Gluster storage volume mounted as localhost:/vm-data

VM running on third host.

Replicating a switch failure by just running a reboot, the outage was about 1 minute tops. When the network returned, the storage domain was set back to active. However the vm 'foreman1' was set to paused state.

Only two lines exist in 'qemu/foreman1.log'
block I/O error in device 'drive-virtio-disk0': Transport endpoint is not connected (107)
block I/O error in device 'drive-virtio-disk0': Transport endpoint is not connected (107)

Attempting to resume it manually would just result in another entry.


Gluster Version:
glusterfs-libs-3.5.0-2.el6.x86_64
glusterfs-cli-3.5.0-2.el6.x86_64
glusterfs-3.5.0-2.el6.x86_64
glusterfs-api-3.5.0-2.el6.x86_64
glusterfs-fuse-3.5.0-2.el6.x86_64
glusterfs-server-3.5.0-2.el6.x86_64
glusterfs-rdma-3.5.0-2.el6.x86_64
vdsm-gluster-4.14.9-0.el6.noarch

Brick Info:
[root@ov-hv1-2a-08-23 bricks]# gluster volume info vm-data
 
Volume Name: vm-data
Type: Replicate
Volume ID: 9c10ce6c-5d94-42a6-81be-d628e813da48
Status: Started
Number of Bricks: 1 x 2 = 2
Transport-type: tcp
Bricks:
Brick1: 172.16.2.11:/data1/vm-data
Brick2: 172.16.2.12:/data1/vm-data
Options Reconfigured:
network.ping-timeout: 10
nfs.disable: yes
storage.owner-gid: 36
storage.owner-uid: 36
server.allow-insecure: on
cluster.server-quorum-type: server
cluster.quorum-type: auto
network.remote-dio: enable
cluster.eager-lock: enable
performance.stat-prefetch: off
performance.io-cache: off
performance.read-ahead: off
performance.quick-read: off
auth.allow: 172.16.*.*
cluster.server-quorum-ratio: 51%

Logs attached, the failure occured at 09:52

Comment 34 Andrew Lau 2014-06-17 10:10:57 UTC
Created attachment 909506 [details]
gluster brick logs

Attached are the logs from the two gluster storage (hv1, hv2). hv3-client contains the virt host (/var/log/glusterfs/rhev-data-center-mnt-glusterSD-localhost\:_vm-data.log )

Comment 35 Humble Chirammal 2014-06-18 09:55:57 UTC
Thanks for providing the details and logs. From the same, it looks like 'quorum' playing a role here :


[2014-04-10 03:35:59.646518] W [afr-inode-write.c:457:afr_writev] 0-vm-sata-replicate-0: failing writev due to lack of quorum
[2014-04-10 03:35:59.646588] W [fuse-bridge.c:2167:fuse_writev_cbk] 0-glusterfs-fuse: 41153: WRITE => -1 (Read-only file system)
[2014-04-10 03:36:00.237352] W [afr-inode-write.c:457:afr_writev] 0-vm-sata-replicate-0: failing writev due to lack of quorum
[2014-04-10 03:36:00.237419] W [fuse-bridge.c:2167:fuse_writev_cbk] 0-glusterfs-fuse: 41163: WRITE => -1 (Read-only file system)
[2014-04-10 03:36:00.829441] W [afr-inode-write.c:457:afr_writev] 0-vm-sata-replicate-0: failing writev due to lack of quorum
[2014-04-10 03:36:00.829524] W [fuse-bridge.c:2167:fuse_writev_cbk] 0-glusterfs-fuse: 41173: WRITE => -1 (Read-only file system)
[2014-04-10 03:36:00.829827] W [socket.c:514:__socket_rwv] 0-vm-sata-client-1: readv failed (No data available)

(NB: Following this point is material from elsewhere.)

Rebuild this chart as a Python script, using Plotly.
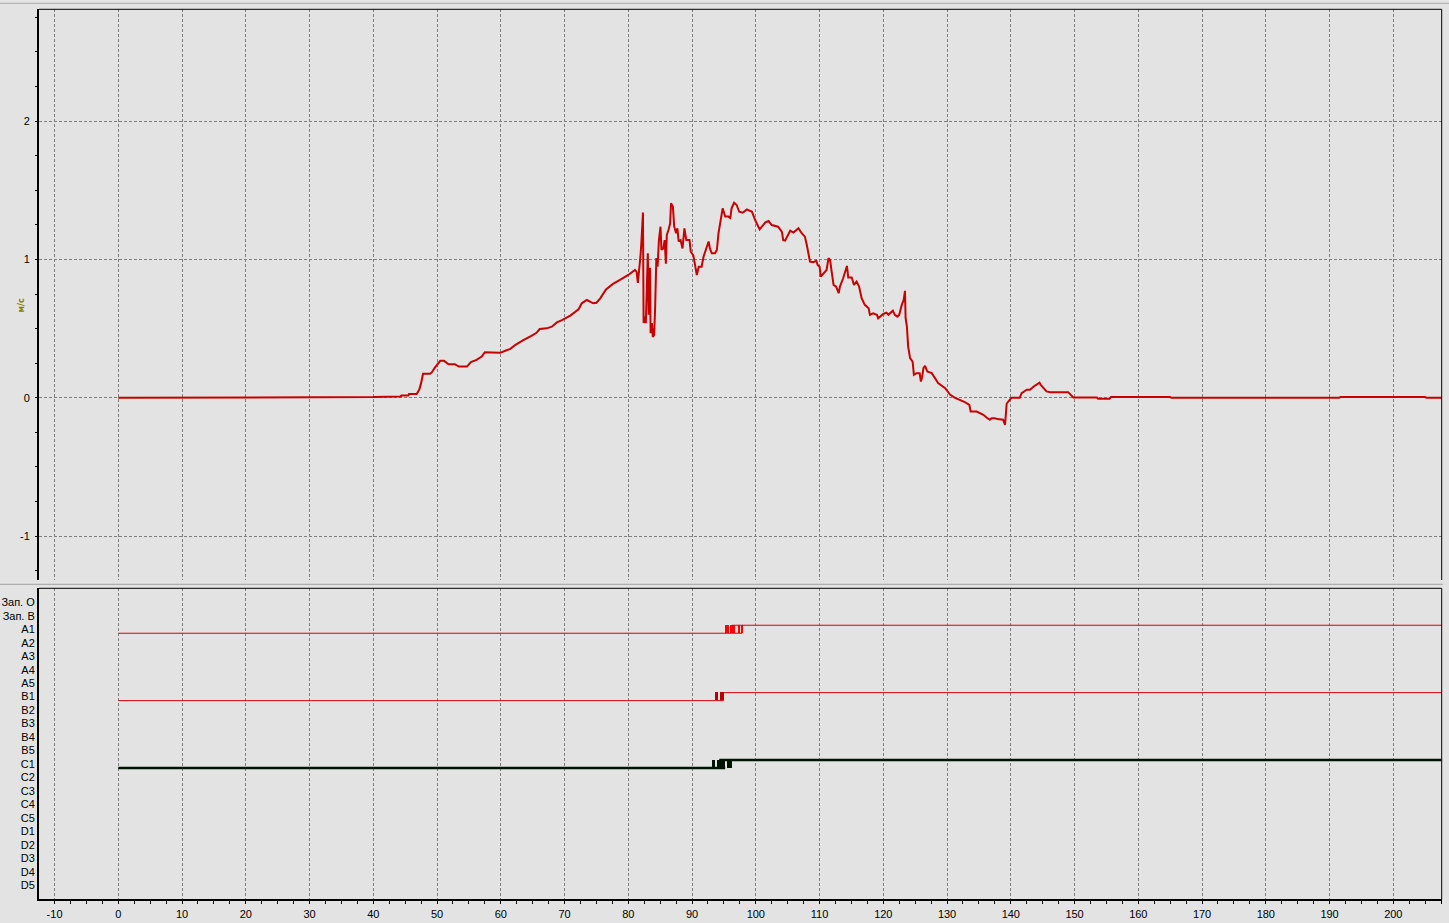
import plotly.graph_objects as go

# ---------------- data ----------------
t_vals = [0, 21.5, 21.8, 40, 44.3, 44.4, 45.5, 45.6, 46.8, 47.2, 47.5, 47.8, 48.9, 49.2, 49.6, 50.0,
          50.5, 51.1, 51.8, 52.8, 53.4, 54.7, 55.3, 56.2, 57.0, 57.5, 58.9, 59.1, 59.9, 60.8, 61.5,
          62.3, 63.0, 63.6, 64.8, 65.6, 66.1, 67.2, 68.0, 68.8, 69.6, 70.9, 72.2, 72.7, 73.5, 74.5,
          75.0, 75.6, 76.5, 77.6, 78.7, 80.0, 81.05,
          81.3, 81.5, 81.7, 81.9, 82.05, 82.3, 82.4, 82.5, 82.75, 82.9, 83.06, 83.2, 83.4, 83.5,
          83.7, 83.85, 84.05, 84.2, 84.4, 84.6, 84.8, 85.05, 85.2, 85.5, 85.7, 85.9, 86.04, 86.3,
          86.56, 86.7, 87.0, 87.2, 87.5, 87.7, 87.9, 88.2, 88.5, 88.8, 89.1, 89.6, 89.8, 90.2, 90.5,
          90.75, 91.05, 91.5, 91.8, 92.2, 92.6, 92.8, 93.1, 93.6, 93.9, 94.15, 94.5, 94.8, 95.2,
          95.7, 96.0, 96.2, 96.6, 97.0, 97.4, 97.95, 98.6, 99.4, 99.9, 100.6, 101.5, 102.0, 102.5,
          103.5, 104.1, 104.3, 104.6, 105.1, 105.4, 105.9, 106.7, 107.2, 107.7, 108.0, 108.3, 108.5,
          109.0, 109.5, 109.7, 110.0, 110.2, 110.6, 111.1, 111.4, 111.65, 111.9, 112.2, 112.6, 113.0,
          113.2, 113.7, 114.3, 114.5, 115.05, 115.4, 115.8, 116.2, 116.6, 117.1, 117.7, 117.9, 118.4,
          119.0, 119.2, 120.0, 120.5, 120.8, 121.5, 121.8, 122.2, 122.5, 122.9, 123.2, 123.4, 123.5,
          123.7, 123.9, 124.2, 124.6, 124.8, 125.2, 125.7, 125.9, 126.1, 126.3, 126.55, 126.9, 127.6,
          128.0, 128.6, 129.7, 130.5, 131.25, 132.0, 132.8, 133.5, 133.7, 134.65, 135.7, 136.2, 136.7,
          137.0, 137.5, 137.9, 138.8, 139.1, 139.25, 139.35, 139.6, 140.1, 141.4, 141.7, 142.5, 143.0,
          143.6, 144.1, 144.5, 144.7, 145.6, 146.2, 149.0, 149.3, 149.8, 153.5, 153.7, 155.5, 155.7,
          165.0, 165.2, 191.5, 191.7, 205.0, 205.2, 207.6]
speed_vals = [0.0, 0.0, 0.005, 0.005, 0.01, 0.017, 0.017, 0.027, 0.027, 0.058, 0.106, 0.173, 0.173,
              0.185, 0.214, 0.238, 0.267, 0.267, 0.243, 0.243, 0.226, 0.226, 0.258, 0.274, 0.298, 0.33,
              0.33, 0.325, 0.325, 0.342, 0.354, 0.383, 0.406, 0.419, 0.447, 0.47, 0.497, 0.502, 0.514,
              0.545, 0.562, 0.594, 0.64, 0.683, 0.707, 0.683, 0.687, 0.719, 0.784, 0.823, 0.852, 0.888,
              0.924,
              0.91, 0.83, 0.91, 1.02, 1.12, 1.34, 0.54, 0.587,
              0.54, 0.73, 1.045, 0.6, 0.94, 0.467, 0.54, 0.44, 0.455, 0.635, 1.01, 0.948, 1.14, 1.237,
              1.07, 1.08, 1.14, 0.97, 1.177, 1.213, 1.26, 1.406, 1.38, 1.237, 1.19, 1.225, 1.13, 1.14,
              1.08, 1.225, 1.14, 1.14, 1.056, 1.03, 0.948, 0.888, 0.948, 0.948, 1.02, 1.07, 1.13, 1.08,
              1.045, 1.045, 1.07, 1.19, 1.285, 1.37, 1.31, 1.31, 1.30, 1.37, 1.41, 1.394, 1.345, 1.338,
              1.362, 1.345, 1.285, 1.218, 1.268, 1.278, 1.249, 1.237, 1.2, 1.14, 1.136, 1.177, 1.208,
              1.194, 1.225, 1.19, 1.165, 1.105, 1.045, 0.985, 0.98, 0.99, 0.96, 0.948, 0.876, 0.895,
              0.924, 1.01, 0.996, 0.912, 0.816, 0.804, 0.756, 0.804, 0.864, 0.953, 0.87, 0.87, 0.816,
              0.84, 0.804, 0.72, 0.672, 0.648, 0.6, 0.611, 0.6, 0.575, 0.606, 0.616, 0.6, 0.63, 0.6,
              0.587, 0.6, 0.672, 0.708, 0.773, 0.575, 0.515, 0.37, 0.287, 0.262, 0.166, 0.178, 0.178,
              0.118, 0.154, 0.214, 0.231, 0.19, 0.178, 0.149, 0.106, 0.07, 0.022, 0.0, -0.014, -0.031,
              -0.051, -0.099, -0.099, -0.123, -0.142, -0.159, -0.147, -0.147, -0.154, -0.159, -0.195,
              -0.11, -0.043, -0.027, 0.0, 0.0, 0.034, 0.058, 0.058, 0.082, 0.099, 0.11, 0.094, 0.046,
              0.041, 0.041, 0.027, 0.002, 0.002, -0.007, -0.007, 0.005, 0.005, 0.0, 0.0, 0.005, 0.005,
              0.0, 0.0]

channel_labels = ["Зап. О", "Зап. В", "A1", "A2", "A3", "A4", "A5", "B1", "B2", "B3", "B4", "B5",
                  "C1", "C2", "C3", "C4", "C5", "D1", "D2", "D3", "D4", "D5"]

t_start = 0.0
t_end = 207.6

a1_low_until = 97.85
a1_high_from = 96.3
a1_bursts = [(95.2, 95.85), (95.97, 96.76), (97.22, 97.5), (97.7, 97.85)]

b1_low_until = 94.98
b1_high_from = 94.98
b1_bursts = [(93.6, 94.0), (94.4, 94.98)]

c1_low_until = 95.2
c1_high_from = 94.27
c1_bursts = [(93.15, 93.56), (93.97, 95.18), (95.54, 96.22)]

x_ticks = list(range(-10, 201, 10))
x_tick_text = [str(v) for v in x_ticks]
y_ticks = [-1, 0, 1, 2]
y_tick_text = [str(v) for v in y_ticks]

# ---------------- geometry (pixels) ----------------
W, H = 1449, 923
PX_L, PX_R = 39.0, 1441.7
TOP_T, TOP_B = 9.3, 580.0
BOT_T, BOT_B = 588.3, 899.3


def fy(py):
    return (H - py) / H


HALF = 0.297  # half distance between low/high level in channel units

fig = go.Figure()

fig.add_trace(go.Scatter(x=t_vals, y=speed_vals, mode="lines", xaxis="x", yaxis="y",
                         line=dict(color="#c80000", width=2), hoverinfo="skip"))


def add_channel(idx, low_until, high_from, bursts, line_color, burst_color, lw):
    low = idx + HALF
    high = idx - HALF
    fig.add_trace(go.Scatter(x=[t_start, low_until], y=[low, low], mode="lines",
                             xaxis="x2", yaxis="y2", line=dict(color=line_color, width=lw),
                             hoverinfo="skip"))
    fig.add_trace(go.Scatter(x=[high_from, t_end], y=[high, high], mode="lines",
                             xaxis="x2", yaxis="y2", line=dict(color=line_color, width=lw),
                             hoverinfo="skip"))
    fig.add_trace(go.Bar(x=[(s + e) / 2 for s, e in bursts], width=[e - s for s, e in bursts],
                         base=[high] * len(bursts), y=[low - high] * len(bursts),
                         xaxis="x2", yaxis="y2", marker=dict(color=burst_color, line=dict(width=0)),
                         hoverinfo="skip"))


add_channel(channel_labels.index("A1"), a1_low_until, a1_high_from, a1_bursts, "#dc0000", "#ff0000", 1)
add_channel(channel_labels.index("B1"), b1_low_until, b1_high_from, b1_bursts, "#dc0000", "#b40000", 1)
add_channel(channel_labels.index("C1"), c1_low_until, c1_high_from, c1_bursts, "#001400", "#001400", 2.5)

px_per_unit = 6.375
x0_px = 118.3
x_range = [(PX_L - x0_px) / px_per_unit, (PX_R - x0_px) / px_per_unit]

py_per_unit = 138.33
y0_px = 397.8
y_range = [(y0_px - TOP_B) / py_per_unit, (y0_px - TOP_T) / py_per_unit]

ch0_px = 602.3
ch_step = 13.476
y2_range = [(BOT_B - ch0_px) / ch_step, (BOT_T - ch0_px) / ch_step]

GRID = dict(showgrid=True, gridcolor="#7f7f7f", gridwidth=1, griddash="3px,2px")
FONT = dict(family="Liberation Sans, Arial, sans-serif", size=11, color="#000000")

fig.update_layout(
    width=W, height=H, autosize=False,
    margin=dict(l=0, r=0, t=0, b=0),
    paper_bgcolor="#e3e3e3", plot_bgcolor="#e3e3e3",
    showlegend=False, barmode="overlay", bargap=0,
    font=FONT,
    xaxis=dict(domain=[PX_L / W, PX_R / W], range=x_range, anchor="y",
               tickmode="array", tickvals=x_ticks, ticktext=x_tick_text,
               showticklabels=False, ticks="", zeroline=False, showline=False, **GRID),
    yaxis=dict(domain=[fy(TOP_B), fy(TOP_T)], range=y_range, anchor="x",
               tickmode="array", tickvals=y_ticks, ticktext=y_tick_text,
               ticks="outside", ticklen=2, tickcolor="#000000", tickfont=FONT,
               showline=True, linewidth=2, linecolor="#000000", zeroline=False,
               ticklabelstandoff=3,
               minor=dict(dtick=0.25, ticks="outside", ticklen=2, tickcolor="#000000", showgrid=False),
               **GRID),
    xaxis2=dict(domain=[PX_L / W, PX_R / W], range=x_range, anchor="y2",
                tickmode="array", tickvals=x_ticks, ticktext=x_tick_text,
                ticks="outside", ticklen=3, tickcolor="#000000", tickfont=FONT,
                showline=True, linewidth=2, linecolor="#000000", zeroline=False,
                minor=dict(dtick=2.5, ticks="outside", ticklen=3, tickcolor="#000000", showgrid=False),
                **GRID),
    yaxis2=dict(domain=[fy(BOT_B), fy(BOT_T)], range=y2_range, anchor="x2",
                tickmode="array", tickvals=list(range(len(channel_labels))), ticktext=channel_labels,
                ticks="", tickfont=FONT, showgrid=False, zeroline=False,
                showline=True, linewidth=2, linecolor="#000000", ticklabelstandoff=0),
)

shapes = [
    # top panel borders (top, right)
    dict(type="line", xref="paper", yref="paper", x0=PX_L / W, x1=PX_R / W, y0=fy(TOP_T), y1=fy(TOP_T),
         line=dict(color="#000000", width=1)),
    dict(type="line", xref="paper", yref="paper", x0=PX_R / W, x1=PX_R / W, y0=fy(TOP_B), y1=fy(TOP_T),
         line=dict(color="#000000", width=1)),
    # bottom panel borders (top, right)
    dict(type="line", xref="paper", yref="paper", x0=PX_L / W, x1=PX_R / W, y0=fy(BOT_T), y1=fy(BOT_T),
         line=dict(color="#000000", width=1)),
    dict(type="line", xref="paper", yref="paper", x0=PX_R / W, x1=PX_R / W, y0=fy(BOT_B), y1=fy(BOT_T),
         line=dict(color="#000000", width=1)),
    # separator between panels
    dict(type="line", xref="paper", yref="paper", x0=0, x1=1443 / W, y0=fy(584.3), y1=fy(584.3),
         line=dict(color="#a0a0a0", width=1)),
    # top strip
    dict(type="line", xref="paper", yref="paper", x0=0, x1=1, y0=fy(3.3), y1=fy(3.3),
         line=dict(color="#a8a8a8", width=1)),
]
fig.update_layout(shapes=shapes)

fig.add_annotation(xref="paper", yref="paper", x=14 / W, y=fy(297), text="<b>м/с</b>",
                   textangle=-90, showarrow=False,
                   font=dict(family="DejaVu Sans, sans-serif", size=8, color="#808000"))

fig.write_html("out.html", config={"displayModeBar": False},
               post_script="document.body.style.margin='0';document.body.style.padding='0';"
                           "document.body.style.overflow='hidden';")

I am involving one of the devel (who works on this  component) from glusterfs team to check further on this.

Btw, iic, you have/had enabled 'virt' group profile [1]on the subjected volume at problematic time. can you please confirm?

[1]
https://access.redhat.com/site/documentation/en-US/Red_Hat_Storage/2.1/html-single/Quick_Start_Guide/index.html#configure_vols_cli

Comment 36 Andrew Lau 2014-06-18 10:25:07 UTC
Quorum would kick in as the switch would remove all network connectivity between any servers for that period of time.

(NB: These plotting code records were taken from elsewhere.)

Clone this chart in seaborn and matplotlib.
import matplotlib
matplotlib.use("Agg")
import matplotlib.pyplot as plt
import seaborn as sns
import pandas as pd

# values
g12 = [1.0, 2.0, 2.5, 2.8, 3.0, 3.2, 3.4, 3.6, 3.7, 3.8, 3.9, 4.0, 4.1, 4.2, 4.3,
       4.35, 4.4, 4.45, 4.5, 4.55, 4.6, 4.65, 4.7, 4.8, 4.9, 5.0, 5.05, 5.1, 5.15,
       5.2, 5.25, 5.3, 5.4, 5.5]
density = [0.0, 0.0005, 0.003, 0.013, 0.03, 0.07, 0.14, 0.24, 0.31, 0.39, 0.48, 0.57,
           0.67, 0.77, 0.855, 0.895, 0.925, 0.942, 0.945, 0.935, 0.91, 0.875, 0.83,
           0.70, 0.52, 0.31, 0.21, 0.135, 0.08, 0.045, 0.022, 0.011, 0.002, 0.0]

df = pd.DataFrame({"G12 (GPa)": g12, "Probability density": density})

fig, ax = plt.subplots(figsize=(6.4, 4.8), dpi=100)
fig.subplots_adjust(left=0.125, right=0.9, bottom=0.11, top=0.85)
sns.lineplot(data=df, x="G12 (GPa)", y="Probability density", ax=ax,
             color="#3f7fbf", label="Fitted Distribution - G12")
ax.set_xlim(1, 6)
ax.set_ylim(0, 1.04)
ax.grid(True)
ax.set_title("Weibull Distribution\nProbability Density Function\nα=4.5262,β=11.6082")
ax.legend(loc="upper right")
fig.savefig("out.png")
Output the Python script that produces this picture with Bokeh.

I have applied the 'virt' group profile as well as the extra ones like:
storage.owner-gid: 36
storage.owner-uid: 36
server.allow-insecure: on
network.ping-timeout: 10

The network.ping-timeout was recommended for the virt timeout as well. It appears to have changed the qemu output from a more "serious"

block I/O error in device 'drive-virtio-disk0': Bad file descriptor (9)
to
block I/O error in device 'drive-virtio-disk0': Transport endpoint is not connected (107)

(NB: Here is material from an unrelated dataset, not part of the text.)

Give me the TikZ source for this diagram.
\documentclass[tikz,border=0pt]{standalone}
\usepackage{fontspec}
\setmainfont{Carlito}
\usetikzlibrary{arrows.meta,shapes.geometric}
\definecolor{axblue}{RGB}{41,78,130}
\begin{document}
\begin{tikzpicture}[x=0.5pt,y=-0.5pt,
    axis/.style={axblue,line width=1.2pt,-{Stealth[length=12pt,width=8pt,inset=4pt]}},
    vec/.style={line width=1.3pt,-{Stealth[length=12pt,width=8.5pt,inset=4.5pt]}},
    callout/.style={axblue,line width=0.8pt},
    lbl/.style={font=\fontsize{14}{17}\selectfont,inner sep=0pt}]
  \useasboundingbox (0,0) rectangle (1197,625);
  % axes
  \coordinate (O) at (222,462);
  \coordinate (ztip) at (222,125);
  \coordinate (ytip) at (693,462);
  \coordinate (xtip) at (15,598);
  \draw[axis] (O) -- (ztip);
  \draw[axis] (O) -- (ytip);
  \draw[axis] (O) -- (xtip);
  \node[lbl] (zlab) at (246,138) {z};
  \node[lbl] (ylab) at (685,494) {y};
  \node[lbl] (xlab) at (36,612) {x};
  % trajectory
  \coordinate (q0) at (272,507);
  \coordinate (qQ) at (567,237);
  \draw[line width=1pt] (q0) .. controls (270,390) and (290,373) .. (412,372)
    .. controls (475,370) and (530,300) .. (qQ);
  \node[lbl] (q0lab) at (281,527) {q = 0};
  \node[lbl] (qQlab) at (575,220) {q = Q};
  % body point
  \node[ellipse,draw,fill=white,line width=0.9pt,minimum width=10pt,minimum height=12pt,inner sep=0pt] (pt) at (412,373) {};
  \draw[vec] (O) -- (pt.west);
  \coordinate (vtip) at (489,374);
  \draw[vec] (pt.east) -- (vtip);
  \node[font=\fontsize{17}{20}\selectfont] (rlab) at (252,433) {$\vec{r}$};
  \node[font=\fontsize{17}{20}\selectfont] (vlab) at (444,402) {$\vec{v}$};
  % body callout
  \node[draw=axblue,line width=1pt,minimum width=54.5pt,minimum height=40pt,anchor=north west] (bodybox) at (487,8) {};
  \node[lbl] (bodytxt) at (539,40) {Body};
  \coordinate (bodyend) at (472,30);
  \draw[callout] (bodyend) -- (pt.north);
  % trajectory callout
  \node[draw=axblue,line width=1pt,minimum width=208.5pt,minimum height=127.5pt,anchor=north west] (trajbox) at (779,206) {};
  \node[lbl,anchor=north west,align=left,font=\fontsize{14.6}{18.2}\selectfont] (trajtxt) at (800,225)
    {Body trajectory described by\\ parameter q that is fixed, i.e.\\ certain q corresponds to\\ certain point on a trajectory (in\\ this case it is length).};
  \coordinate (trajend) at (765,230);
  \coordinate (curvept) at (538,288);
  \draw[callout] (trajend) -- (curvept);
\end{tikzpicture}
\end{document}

Although, from the earlier logs (last year) was oVirt 3.3 and Gluster 3.4.

Comment 37 Andrew Lau 2014-07-22 12:27:21 UTC
I have tried a new setup, WITHOUT the 'recommended' param:
network.ping-timeout: 10

I broke a quorum by killing gluster on one host. After restoring the connection.

One out of three VMs now resumed from the paused state. The VM which resumed, was doing active writes at the time of the killing of gluster, was paused first. It was the only one which resumed.

Comment 38 Humble Chirammal 2014-08-13 07:34:58 UTC
Did some more research on this topic and here it is:

In your environment, client and server side quorum  has been enabled.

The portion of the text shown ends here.